La censura impuesta durante tanto tiempo a la historia de Catalina tiene fácil explicación en una sociedad patriarcal y ferozmente patrimonial como la chilena. La Quintrala no encarnaba sólo una figura secundariamente femenina de una gran familia principal: fue ella misma propietaria y jefe de una rama de la estirpe fundadora del futuro país. Era entonces necesario confinar la leyenda de una "Catalina la Loca".
Desde muy joven, la existencia de Catalina revela un drama doméstico. Rechaza la autoridad del padre, estrecha alianzas y amistades con indios y criollos indeseables, se refugia en el seno de su nana indígena con la que oficia sahumerios y ensalmos y prepara alambiques y conjuros, defiende con denuedo a su madre, también acusada de brujerías, de la violencia patriarca. "Yo no quiero en mi casa hombres que me pongan mala cara", es frase que pone la tradición en boca de una joven precoz y autoritaria, capaz ya en la adolescencia de maltratar a sus esclavos y desordenar la jerarquía familiar y social. Y sobre todo de jugar cruelmente con los incautos amantes, hasta hacerlos desaparecer de la faz de la tierra con la complicidad de su machi araucana. Su figura se tambalea entre una heroica feminista así como una cruel asesina.
Esta doña Catalina mató a su padre con veneno que le introdujo en un pollo que preparó ella misma con todo el cariño cuando su padre estaba enfermo.
La primera grave acusación contra Catalina de los Ríos provoca un pánico y acaba por dividir a la sociedad santiaguina. El odiado Gonzalo de los Ríos muere tras enormes sufrimientos y la sospecha, la certeza, de la autoría del delito da lugar a un bullado proceso en el que Catalina y la familia Lisperguer son defendidas y protegidas por las más altas autoridades limeñas gracias a los lazos de parentesco con el presidente de la audiencia virreinal. Amada y deseada por muchos hombres, odiada por la fracción opuesta de la buena sociedad e incluso por una parte de su propia familia, la Quintrala ha transmitido a la posteridad una imagen contradictoria. A lo largo de su vida fue acusada de asesinar a varios amantes con la complicidad de ritos hechiceros y más tarde de maltratar y asesinar a sirvientes y esclavos, especialmente en el período que se abre tras su casamiento y reclusión en la hacienda de La Ligua.
El primer proceso a la Quintrala no conoce sólo el asunto parricida, puesto que desde el comienzo se interpone la cuestión de los "duendes".

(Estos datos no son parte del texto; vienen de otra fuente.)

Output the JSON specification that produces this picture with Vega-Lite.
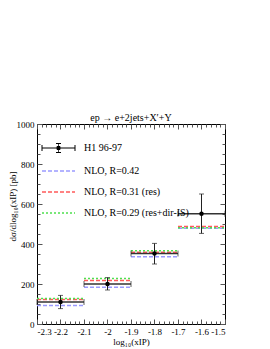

Sin embargo este proceso, como todos los posteriores a los que fue sometida Catalina a lo largo de casi medio siglo, no estaba destinado a acabar rápido. En primer lugar, como se ha dicho, porque se trataba de querellas contra un poderoso, miembro de una familia principal que contaba con muchas cartas a su favor, pero, además, porque las acusaciones de brujería nunca pudieron ser sistematizadas y explicitadas, por tratarse de materia demasiado delicada en relación con este personaje y su entorno.

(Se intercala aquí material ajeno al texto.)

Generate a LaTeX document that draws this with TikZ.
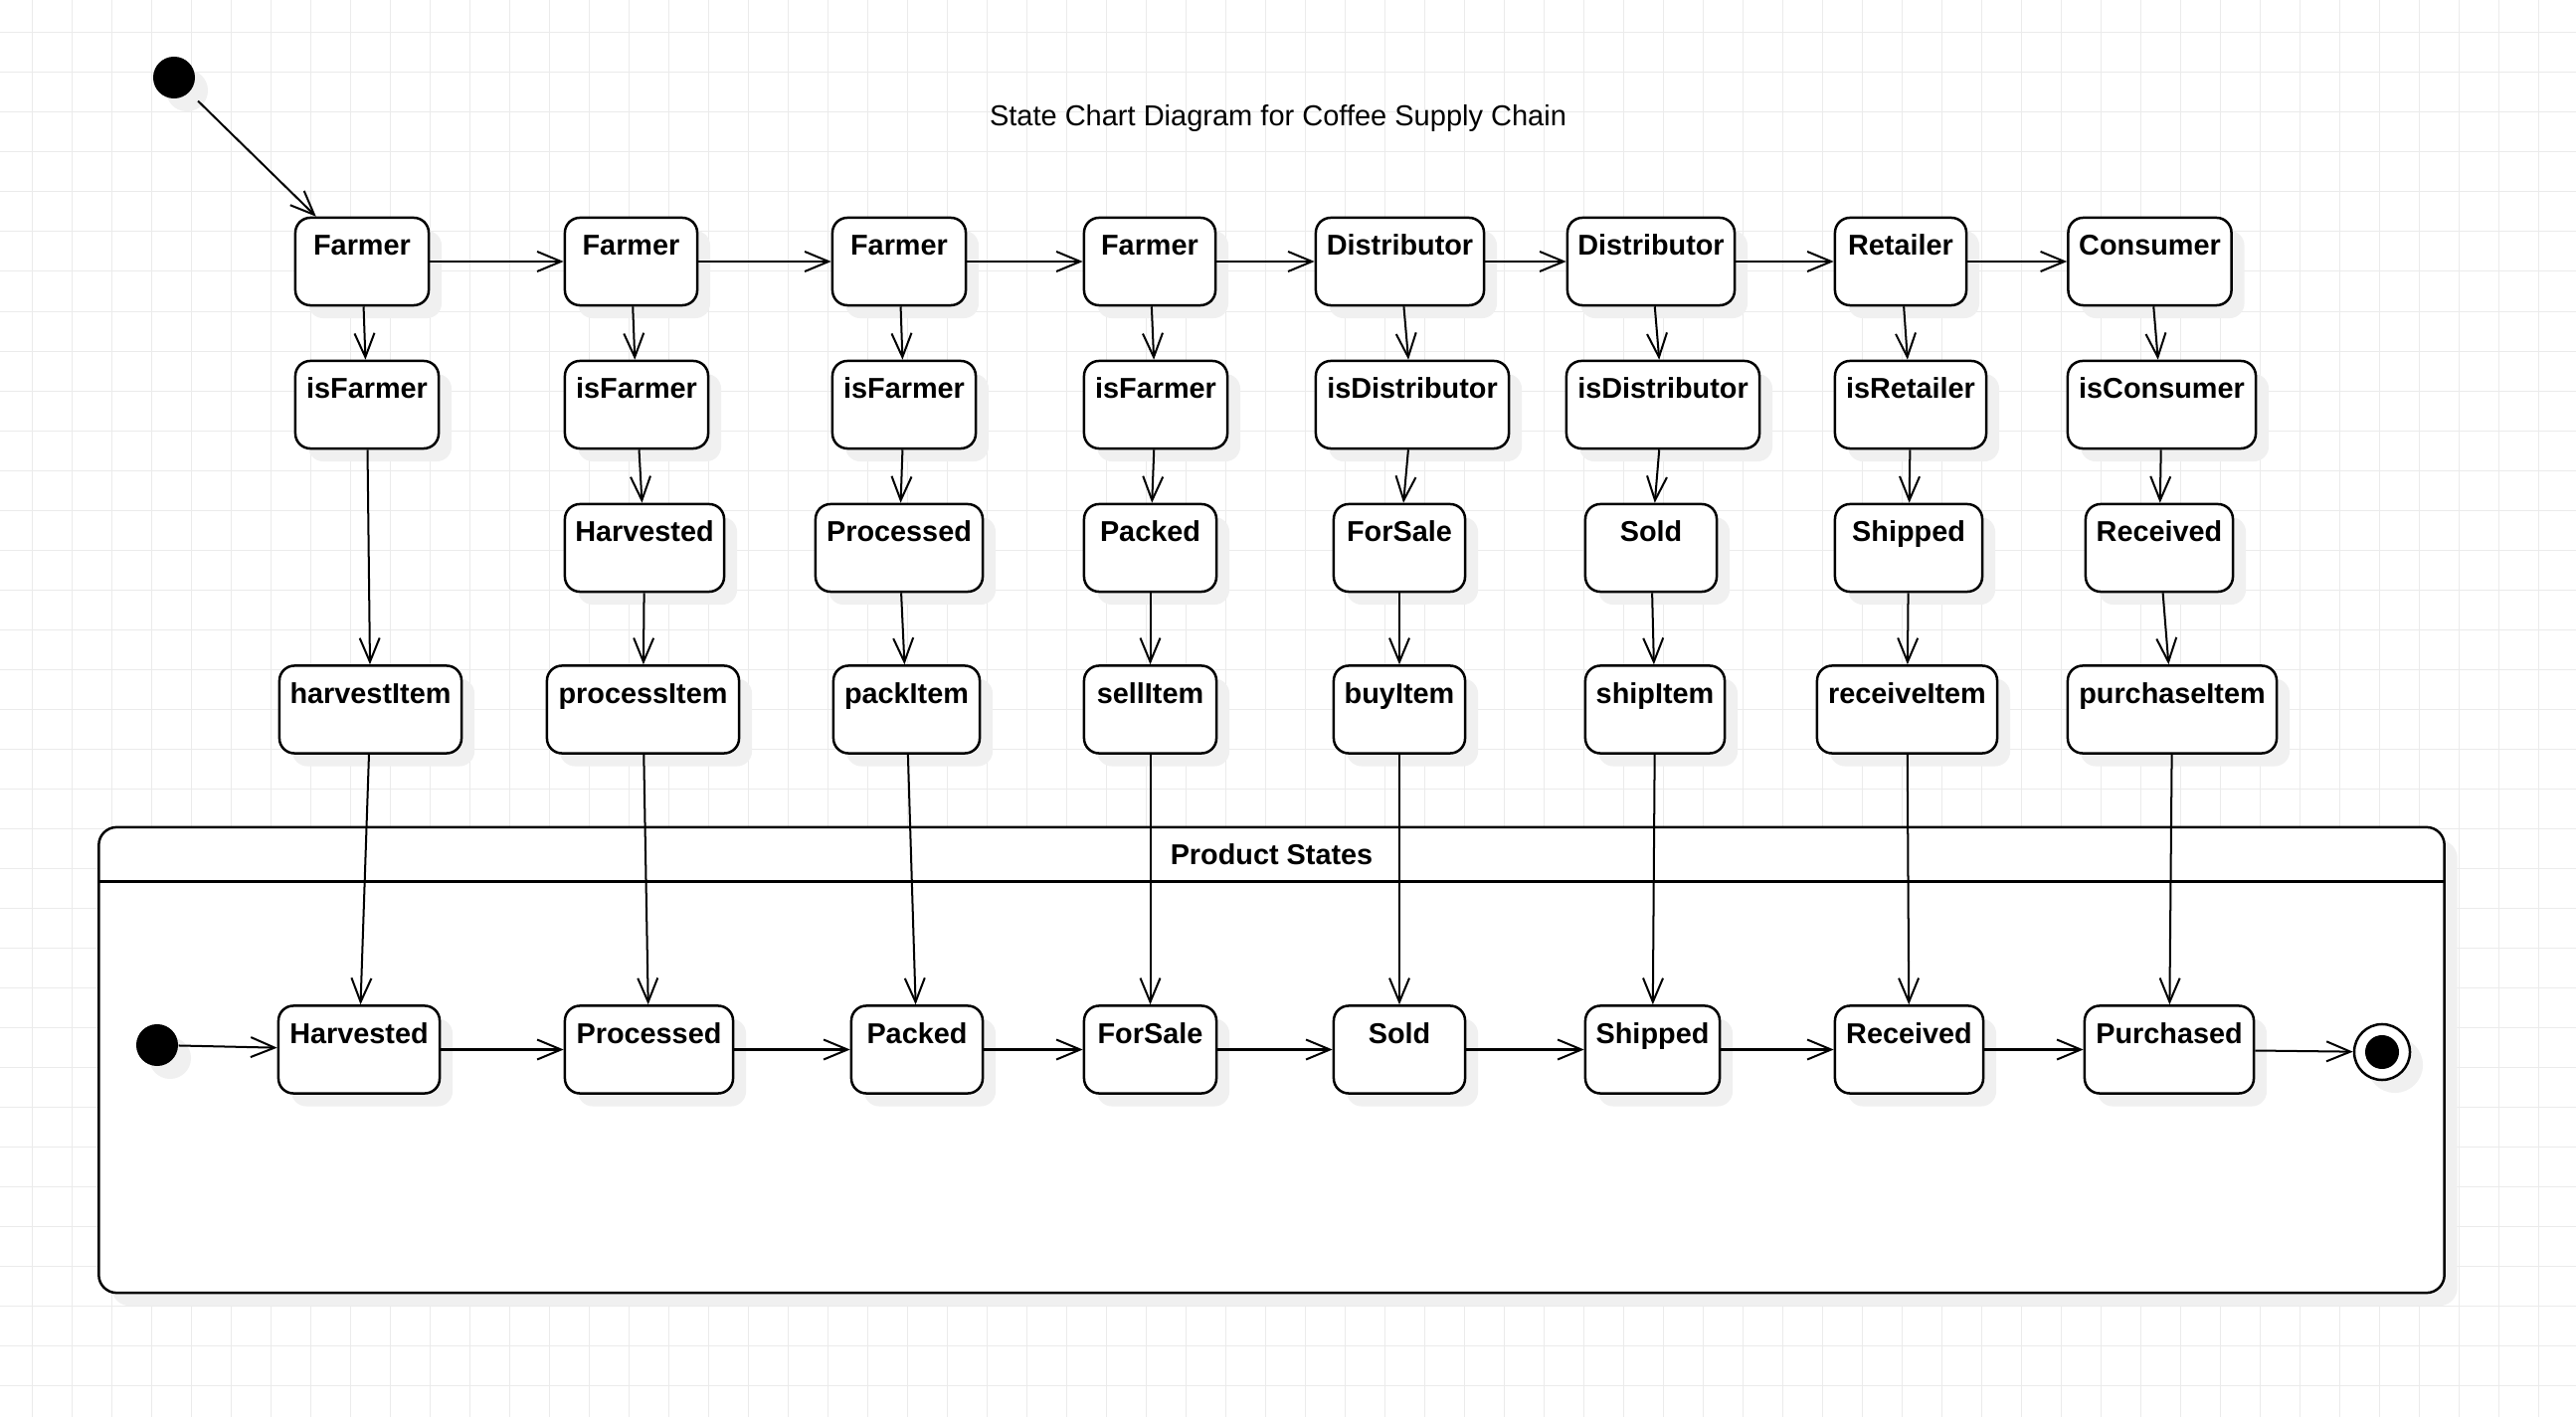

Se sabe que en una ocasión arrojó desde su casa un Cristo tallado en madera, que según ella la miraba con lástima mientras azotaba cruelmente a algún esclavo. Los padres agustinos, que tenían su iglesia al lado de la casa de La Quintrala, lo recogieron y lo pusieron en el altar donde permanece hasta hoy. El 13 de mayo de 1647, cuando un gran terremoto azotó la región, sucedió algo realmente extraño: la corona de espinas que el Cristo tenía sobre su cabeza, cayó hasta su cuello, hecho que lo bautizó como el Cristo de Mayo o Señor de la Agonía. Catalina de los Ríos y Lisperguer murió el 15 de enero de 1665 y fue enterrada en la misma iglesia de San Agustín.
Casi toda su fortuna fue legada en beneficio de su alma, para ser rescatada del purgatorio. Estableció que se dijeran 20 mil misas, para lo que dispuso 20 mil pesos.
En los días siguientes a su entierro, debían oficiarse otras mil misas, y también mandó se dijeran 500 misas más, esta vez por las almas de los indígenas que habían fallecido debido a sus malos tratos.